### To be done
Retype every line from the start of the data down to and including the line with "import * as". Skip the pictures.

### Provided data

※ ※ ※

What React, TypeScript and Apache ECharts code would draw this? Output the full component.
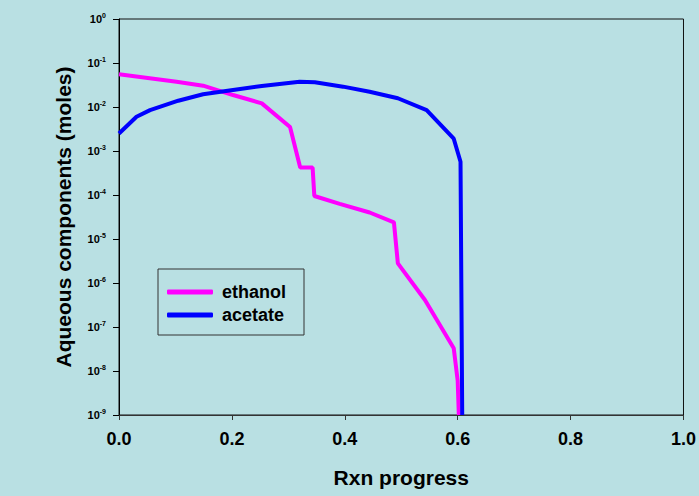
import React, { useEffect, useRef } from "react";
import * as echarts from "echarts";

const xEthanol = [0, 0.102, 0.149, 0.202, 0.253, 0.303, 0.321, 0.343, 0.346, 0.391, 0.444, 0.487, 0.494, 0.542, 0.593, 0.6, 0.602];
const yEthanol = [0.0553, 0.0376, 0.0305, 0.0187, 0.0121, 0.0035, 4.2e-4, 4.2e-4, 9.5e-5, 6.3e-5, 4.0e-5, 2.4e-5, 2.8e-6, 4.1e-7, 3.3e-8, 6e-9, 1e-9];

const xAcetate = [0, 0.031, 0.055, 0.105, 0.149, 0.202, 0.253, 0.32, 0.347, 0.397, 0.444, 0.494, 0.545, 0.593, 0.605, 0.608];
const yAcetate = [2.5e-3, 6.0e-3, 8.5e-3, 0.0139, 0.0195, 0.0244, 0.03, 0.0376, 0.0365, 0.029, 0.0222, 0.0158, 0.0085, 1.9e-3, 5.7e-4, 1e-9];

const seriesNames = ["ethanol", "acetate"];
const seriesColors = ["#ff00ff", "#0000ff"];

const FONT = "'Liberation Sans', Arial, sans-serif";

export default function App() {
  const ref = useRef<HTMLDivElement>(null);
  useEffect(() => {
    if (!ref.current) return;
    const chart = echarts.init(ref.current, null, { renderer: "svg" });
    const pairs = (xs: number[], ys: number[]) => xs.map((x, i) => [x, ys[i]]);
    chart.setOption({
      animation: false,
      backgroundColor: "#b9e0e3",
      textStyle: { fontFamily: FONT },
      grid: {
        left: 119,
        right: 15,
        top: 19,
        bottom: 81,
        show: true,
        borderColor: "#111",
        borderWidth: 1,
        containLabel: false,
      },
      legend: {
        orient: "vertical",
        left: 158,
        top: 269,
        padding: [14, 18, 11, 9],
        borderColor: "#333",
        borderWidth: 1,
        itemWidth: 46,
        itemHeight: 5,
        itemGap: 5,
        icon: "roundRect",
        textStyle: {
          fontFamily: FONT,
          fontWeight: "bold",
          fontSize: 18,
          color: "#000",
          padding: [0, 0, 0, 4],
        },
        data: seriesNames,
      },
      xAxis: {
        type: "value",
        min: 0,
        max: 1,
        interval: 0.2,
        name: "Rxn progress",
        nameLocation: "middle",
        nameGap: 52,
        nameTextStyle: { fontFamily: FONT, fontWeight: "bold", fontSize: 21, color: "#000" },
        axisLine: { show: true, lineStyle: { color: "#333", width: 1 } },
        axisTick: { show: true, length: 5, inside: false, lineStyle: { color: "#333" } },
        splitLine: { show: false },
        axisLabel: {
          margin: 15,
          fontFamily: FONT,
          fontWeight: "bold",
          fontSize: 18,
          color: "#000",
          formatter: (v: number) => v.toFixed(1),
        },
      },
      yAxis: {
        type: "log",
        logBase: 10,
        min: 1e-9,
        max: 1,
        splitNumber: 9,
        name: "Aqueous components (moles)",
        nameLocation: "middle",
        nameGap: 45,
        nameTextStyle: { fontFamily: FONT, fontWeight: "bold", fontSize: 21, color: "#000" },
        axisLine: { show: true, lineStyle: { color: "#000", width: 1 } },
        axisTick: { show: true, length: 6, inside: false, lineStyle: { color: "#000" } },
        minorTick: { show: false },
        splitLine: { show: false },
        axisLabel: {
          margin: 13,
          formatter: (v: number) => `{b|10}{s|${Math.round(Math.log10(v))}}`,
          rich: {
            b: { fontFamily: FONT, fontWeight: "bold", fontSize: 11, color: "#000", lineHeight: 14 },
            s: { fontFamily: FONT, fontWeight: "bold", fontSize: 7, color: "#000", verticalAlign: "top", lineHeight: 8, padding: [0, 0, 6, 0] },
          },
        },
      },
      series: [
        {
          name: seriesNames[0],
          type: "line",
          data: pairs(xEthanol, yEthanol),
          showSymbol: false,
          symbol: "none",
          color: seriesColors[0],
          lineStyle: { color: seriesColors[0], width: 4 },
          z: 2,
        },
        {
          name: seriesNames[1],
          type: "line",
          data: pairs(xAcetate, yAcetate),
          showSymbol: false,
          symbol: "none",
          color: seriesColors[1],
          lineStyle: { color: seriesColors[1], width: 4 },
          z: 3,
        },
      ],
    });
    return () => chart.dispose();
  }, []);
  return (
    <div
      ref={ref}
      style={{ position: "fixed", left: 0, top: 0, width: 699, height: 496 }}
    />
  );
}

※ ※ ※

### Exercise answer
What React, TypeScript and Apache ECharts code would draw this? Output the full component.
import React, { useEffect, useRef } from "react";
import * as echarts from "echarts";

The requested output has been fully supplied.